I have, therefore spent a lot of my time fighting! I’ve fought for adequate resources, simple things like space, time, staff and budget to deliver a project safely, with artistic integrity and with high quality participant experience. I’ve fought for increased value through strategic means by lobbying policy makers and funders and putting myself out there for places on Boards and Steering groups. Whilst working at NAYT I commissioned academic research to back up projects and initiatives and was the first national organisation to produce regular State of The Sector publications, using hard data to paint a national picture of provision.
Have you noticed any changes in the industry? If so, what?

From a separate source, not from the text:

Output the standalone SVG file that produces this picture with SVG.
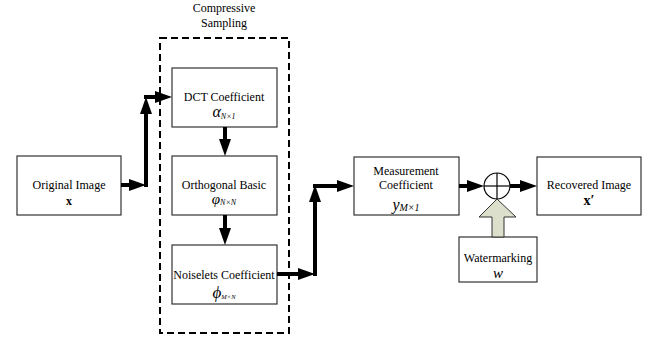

Yes. I believe that Arts Council England’s emphasis on Excellence for a number of years did a lot of damage to mass participation and emphasised the arts as an exclusive activity. With Great Art for Everyone came some kind of realisation that participation, community arts and amateur arts all had a part to play in the access and inclusion agenda. Additionally, the more recent move for action to be taken to improve diversity in the arts means that grass roots community and young person centred work is now becoming valued because it’s through these routes that transformation will happen.
The other changes I’ve seen over the years are of course the reduced funding for the arts in general. I’ve witnessed skilled people leave the sector because of this and seen a decline in the health and wellbeing of artists and arts organisation staff because of the additional demands funding cuts put on individuals. There is a glass ceiling on many jobs in the arts, making it difficult to progress to higher paid roles.
You’ve been granted the ability to send a message to 16-year-old you. What do you say?
I’ve been brutally honest and very realistic in the picture I’ve painted (above) about working in the arts. It’s not an easy option, its hard work and often low pay with limited opportunities for progression. However, the rewards are far greater than many other industries you might choose and I don’t regret having chosen to work in the arts at all. Ask yourself ‘what gets you out of bed in the morning?’ understand yourself and what makes you happy and pursue that. Whatever it is!
Do you have any advice for young people interested in doing your kind of job?
Get as much experience as possible. Talk to as many people in the industry as you can. Be present. Don’t just send out a load of emails and hope for the best. Turn up. Meet people face to face. Let people know you are going to their events and ask if they’re free to meet you.
Know your subject. Fully understanding the whole theatre making process is fundamental to being successful in this job. It’s the transference of that process into the design and make up of participation projects which make them engaging and enjoyable and sets them up to succeed. Arts participation isn’t creative youth work!
Do research, read articles join online groups and forums.